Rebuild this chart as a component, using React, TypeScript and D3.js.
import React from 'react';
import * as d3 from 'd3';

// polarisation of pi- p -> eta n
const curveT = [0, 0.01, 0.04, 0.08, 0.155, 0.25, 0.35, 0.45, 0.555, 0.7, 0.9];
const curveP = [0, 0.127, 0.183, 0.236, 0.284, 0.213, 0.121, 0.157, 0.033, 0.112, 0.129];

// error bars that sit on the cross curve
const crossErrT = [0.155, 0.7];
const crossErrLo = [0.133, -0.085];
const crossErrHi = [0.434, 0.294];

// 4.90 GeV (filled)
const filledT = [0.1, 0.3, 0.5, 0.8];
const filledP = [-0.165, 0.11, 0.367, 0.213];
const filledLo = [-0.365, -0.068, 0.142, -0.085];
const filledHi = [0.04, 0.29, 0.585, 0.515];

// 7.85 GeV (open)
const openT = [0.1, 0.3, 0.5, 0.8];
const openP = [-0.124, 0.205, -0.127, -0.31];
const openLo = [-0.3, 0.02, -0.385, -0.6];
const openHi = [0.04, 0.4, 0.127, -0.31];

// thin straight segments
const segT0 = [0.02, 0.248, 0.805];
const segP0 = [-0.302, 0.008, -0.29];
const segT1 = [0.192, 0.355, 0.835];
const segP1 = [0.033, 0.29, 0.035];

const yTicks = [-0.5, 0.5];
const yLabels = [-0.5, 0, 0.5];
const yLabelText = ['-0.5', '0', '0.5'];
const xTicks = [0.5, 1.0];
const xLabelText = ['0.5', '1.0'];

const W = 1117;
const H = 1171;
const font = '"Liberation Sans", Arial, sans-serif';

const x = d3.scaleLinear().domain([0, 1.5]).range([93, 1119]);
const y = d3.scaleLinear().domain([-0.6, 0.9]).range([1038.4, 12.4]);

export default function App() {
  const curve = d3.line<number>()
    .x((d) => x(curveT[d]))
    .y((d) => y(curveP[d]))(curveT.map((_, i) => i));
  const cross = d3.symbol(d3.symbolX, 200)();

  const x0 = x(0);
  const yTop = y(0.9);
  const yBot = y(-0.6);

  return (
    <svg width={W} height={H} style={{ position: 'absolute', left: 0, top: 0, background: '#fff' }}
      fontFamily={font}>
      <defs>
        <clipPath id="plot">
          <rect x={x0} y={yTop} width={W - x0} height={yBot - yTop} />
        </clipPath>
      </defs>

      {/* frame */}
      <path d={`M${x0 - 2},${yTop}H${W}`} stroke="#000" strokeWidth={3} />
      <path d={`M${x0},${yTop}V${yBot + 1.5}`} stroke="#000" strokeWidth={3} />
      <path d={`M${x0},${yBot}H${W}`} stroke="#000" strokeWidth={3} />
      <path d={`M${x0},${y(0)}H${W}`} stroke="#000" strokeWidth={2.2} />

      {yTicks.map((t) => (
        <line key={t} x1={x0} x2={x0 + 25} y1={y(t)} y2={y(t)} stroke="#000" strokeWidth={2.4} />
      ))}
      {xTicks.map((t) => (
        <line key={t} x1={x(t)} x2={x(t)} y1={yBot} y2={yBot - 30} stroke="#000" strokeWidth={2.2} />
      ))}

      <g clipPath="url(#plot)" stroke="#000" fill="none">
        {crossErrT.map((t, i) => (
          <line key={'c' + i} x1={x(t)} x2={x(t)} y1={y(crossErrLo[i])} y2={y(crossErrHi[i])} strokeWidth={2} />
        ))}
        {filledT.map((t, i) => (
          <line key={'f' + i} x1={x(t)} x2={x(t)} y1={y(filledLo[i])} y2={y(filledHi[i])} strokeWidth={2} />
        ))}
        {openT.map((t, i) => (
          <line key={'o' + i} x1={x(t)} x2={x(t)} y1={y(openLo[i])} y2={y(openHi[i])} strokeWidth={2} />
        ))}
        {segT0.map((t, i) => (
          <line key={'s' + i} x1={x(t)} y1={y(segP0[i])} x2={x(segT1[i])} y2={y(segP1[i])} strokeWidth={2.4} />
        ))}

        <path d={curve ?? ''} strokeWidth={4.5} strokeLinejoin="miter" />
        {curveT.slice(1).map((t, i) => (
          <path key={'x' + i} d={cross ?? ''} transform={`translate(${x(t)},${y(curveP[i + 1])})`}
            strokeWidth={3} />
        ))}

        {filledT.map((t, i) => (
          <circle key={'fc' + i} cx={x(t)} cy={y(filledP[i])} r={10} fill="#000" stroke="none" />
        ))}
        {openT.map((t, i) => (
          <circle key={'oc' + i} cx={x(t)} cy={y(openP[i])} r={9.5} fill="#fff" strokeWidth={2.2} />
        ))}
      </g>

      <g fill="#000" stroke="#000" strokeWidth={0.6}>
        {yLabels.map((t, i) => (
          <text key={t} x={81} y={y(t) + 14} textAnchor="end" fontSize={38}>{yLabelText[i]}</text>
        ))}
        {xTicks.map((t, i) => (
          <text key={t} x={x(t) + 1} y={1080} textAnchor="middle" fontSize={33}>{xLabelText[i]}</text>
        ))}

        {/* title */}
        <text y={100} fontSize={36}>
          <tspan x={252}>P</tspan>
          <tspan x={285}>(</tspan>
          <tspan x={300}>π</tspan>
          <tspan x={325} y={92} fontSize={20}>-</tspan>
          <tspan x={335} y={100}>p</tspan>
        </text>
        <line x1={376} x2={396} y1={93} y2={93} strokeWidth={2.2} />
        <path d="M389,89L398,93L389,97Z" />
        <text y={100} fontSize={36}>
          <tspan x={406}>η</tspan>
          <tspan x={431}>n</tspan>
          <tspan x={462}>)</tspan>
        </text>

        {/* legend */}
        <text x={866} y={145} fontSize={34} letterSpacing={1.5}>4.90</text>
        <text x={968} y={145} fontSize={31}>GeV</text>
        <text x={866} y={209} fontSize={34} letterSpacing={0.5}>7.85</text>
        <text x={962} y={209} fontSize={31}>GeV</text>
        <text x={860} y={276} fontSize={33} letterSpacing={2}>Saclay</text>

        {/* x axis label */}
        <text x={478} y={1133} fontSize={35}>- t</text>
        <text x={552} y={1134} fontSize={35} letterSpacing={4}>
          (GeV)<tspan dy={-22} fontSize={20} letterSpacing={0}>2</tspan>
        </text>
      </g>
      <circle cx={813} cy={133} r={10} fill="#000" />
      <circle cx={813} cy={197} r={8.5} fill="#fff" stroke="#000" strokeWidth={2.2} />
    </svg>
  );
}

### Stated exercise
Take the listing above and set it down exactly.

### Exercise answer
Rebuild this chart as a component, using React, TypeScript and D3.js.
import React from 'react';
import * as d3 from 'd3';

// polarisation of pi- p -> eta n
const curveT = [0, 0.01, 0.04, 0.08, 0.155, 0.25, 0.35, 0.45, 0.555, 0.7, 0.9];
const curveP = [0, 0.127, 0.183, 0.236, 0.284, 0.213, 0.121, 0.157, 0.033, 0.112, 0.129];

// error bars that sit on the cross curve
const crossErrT = [0.155, 0.7];
const crossErrLo = [0.133, -0.085];
const crossErrHi = [0.434, 0.294];

// 4.90 GeV (filled)
const filledT = [0.1, 0.3, 0.5, 0.8];
const filledP = [-0.165, 0.11, 0.367, 0.213];
const filledLo = [-0.365, -0.068, 0.142, -0.085];
const filledHi = [0.04, 0.29, 0.585, 0.515];

// 7.85 GeV (open)
const openT = [0.1, 0.3, 0.5, 0.8];
const openP = [-0.124, 0.205, -0.127, -0.31];
const openLo = [-0.3, 0.02, -0.385, -0.6];
const openHi = [0.04, 0.4, 0.127, -0.31];

// thin straight segments
const segT0 = [0.02, 0.248, 0.805];
const segP0 = [-0.302, 0.008, -0.29];
const segT1 = [0.192, 0.355, 0.835];
const segP1 = [0.033, 0.29, 0.035];

const yTicks = [-0.5, 0.5];
const yLabels = [-0.5, 0, 0.5];
const yLabelText = ['-0.5', '0', '0.5'];
const xTicks = [0.5, 1.0];
const xLabelText = ['0.5', '1.0'];

const W = 1117;
const H = 1171;
const font = '"Liberation Sans", Arial, sans-serif';

const x = d3.scaleLinear().domain([0, 1.5]).range([93, 1119]);
const y = d3.scaleLinear().domain([-0.6, 0.9]).range([1038.4, 12.4]);

export default function App() {
  const curve = d3.line<number>()
    .x((d) => x(curveT[d]))
    .y((d) => y(curveP[d]))(curveT.map((_, i) => i));
  const cross = d3.symbol(d3.symbolX, 200)();

  const x0 = x(0);
  const yTop = y(0.9);
  const yBot = y(-0.6);

  return (
    <svg width={W} height={H} style={{ position: 'absolute', left: 0, top: 0, background: '#fff' }}
      fontFamily={font}>
      <defs>
        <clipPath id="plot">
          <rect x={x0} y={yTop} width={W - x0} height={yBot - yTop} />
        </clipPath>
      </defs>

      {/* frame */}
      <path d={`M${x0 - 2},${yTop}H${W}`} stroke="#000" strokeWidth={3} />
      <path d={`M${x0},${yTop}V${yBot + 1.5}`} stroke="#000" strokeWidth={3} />
      <path d={`M${x0},${yBot}H${W}`} stroke="#000" strokeWidth={3} />
      <path d={`M${x0},${y(0)}H${W}`} stroke="#000" strokeWidth={2.2} />

      {yTicks.map((t) => (
        <line key={t} x1={x0} x2={x0 + 25} y1={y(t)} y2={y(t)} stroke="#000" strokeWidth={2.4} />
      ))}
      {xTicks.map((t) => (
        <line key={t} x1={x(t)} x2={x(t)} y1={yBot} y2={yBot - 30} stroke="#000" strokeWidth={2.2} />
      ))}

      <g clipPath="url(#plot)" stroke="#000" fill="none">
        {crossErrT.map((t, i) => (
          <line key={'c' + i} x1={x(t)} x2={x(t)} y1={y(crossErrLo[i])} y2={y(crossErrHi[i])} strokeWidth={2} />
        ))}
        {filledT.map((t, i) => (
          <line key={'f' + i} x1={x(t)} x2={x(t)} y1={y(filledLo[i])} y2={y(filledHi[i])} strokeWidth={2} />
        ))}
        {openT.map((t, i) => (
          <line key={'o' + i} x1={x(t)} x2={x(t)} y1={y(openLo[i])} y2={y(openHi[i])} strokeWidth={2} />
        ))}
        {segT0.map((t, i) => (
          <line key={'s' + i} x1={x(t)} y1={y(segP0[i])} x2={x(segT1[i])} y2={y(segP1[i])} strokeWidth={2.4} />
        ))}

        <path d={curve ?? ''} strokeWidth={4.5} strokeLinejoin="miter" />
        {curveT.slice(1).map((t, i) => (
          <path key={'x' + i} d={cross ?? ''} transform={`translate(${x(t)},${y(curveP[i + 1])})`}
            strokeWidth={3} />
        ))}

        {filledT.map((t, i) => (
          <circle key={'fc' + i} cx={x(t)} cy={y(filledP[i])} r={10} fill="#000" stroke="none" />
        ))}
        {openT.map((t, i) => (
          <circle key={'oc' + i} cx={x(t)} cy={y(openP[i])} r={9.5} fill="#fff" strokeWidth={2.2} />
        ))}
      </g>

      <g fill="#000" stroke="#000" strokeWidth={0.6}>
        {yLabels.map((t, i) => (
          <text key={t} x={81} y={y(t) + 14} textAnchor="end" fontSize={38}>{yLabelText[i]}</text>
        ))}
        {xTicks.map((t, i) => (
          <text key={t} x={x(t) + 1} y={1080} textAnchor="middle" fontSize={33}>{xLabelText[i]}</text>
        ))}

        {/* title */}
        <text y={100} fontSize={36}>
          <tspan x={252}>P</tspan>
          <tspan x={285}>(</tspan>
          <tspan x={300}>π</tspan>
          <tspan x={325} y={92} fontSize={20}>-</tspan>
          <tspan x={335} y={100}>p</tspan>
        </text>
        <line x1={376} x2={396} y1={93} y2={93} strokeWidth={2.2} />
        <path d="M389,89L398,93L389,97Z" />
        <text y={100} fontSize={36}>
          <tspan x={406}>η</tspan>
          <tspan x={431}>n</tspan>
          <tspan x={462}>)</tspan>
        </text>

        {/* legend */}
        <text x={866} y={145} fontSize={34} letterSpacing={1.5}>4.90</text>
        <text x={968} y={145} fontSize={31}>GeV</text>
        <text x={866} y={209} fontSize={34} letterSpacing={0.5}>7.85</text>
        <text x={962} y={209} fontSize={31}>GeV</text>
        <text x={860} y={276} fontSize={33} letterSpacing={2}>Saclay</text>

        {/* x axis label */}
        <text x={478} y={1133} fontSize={35}>- t</text>
        <text x={552} y={1134} fontSize={35} letterSpacing={4}>
          (GeV)<tspan dy={-22} fontSize={20} letterSpacing={0}>2</tspan>
        </text>
      </g>
      <circle cx={813} cy={133} r={10} fill="#000" />
      <circle cx={813} cy={197} r={8.5} fill="#fff" stroke="#000" strokeWidth={2.2} />
    </svg>
  );
}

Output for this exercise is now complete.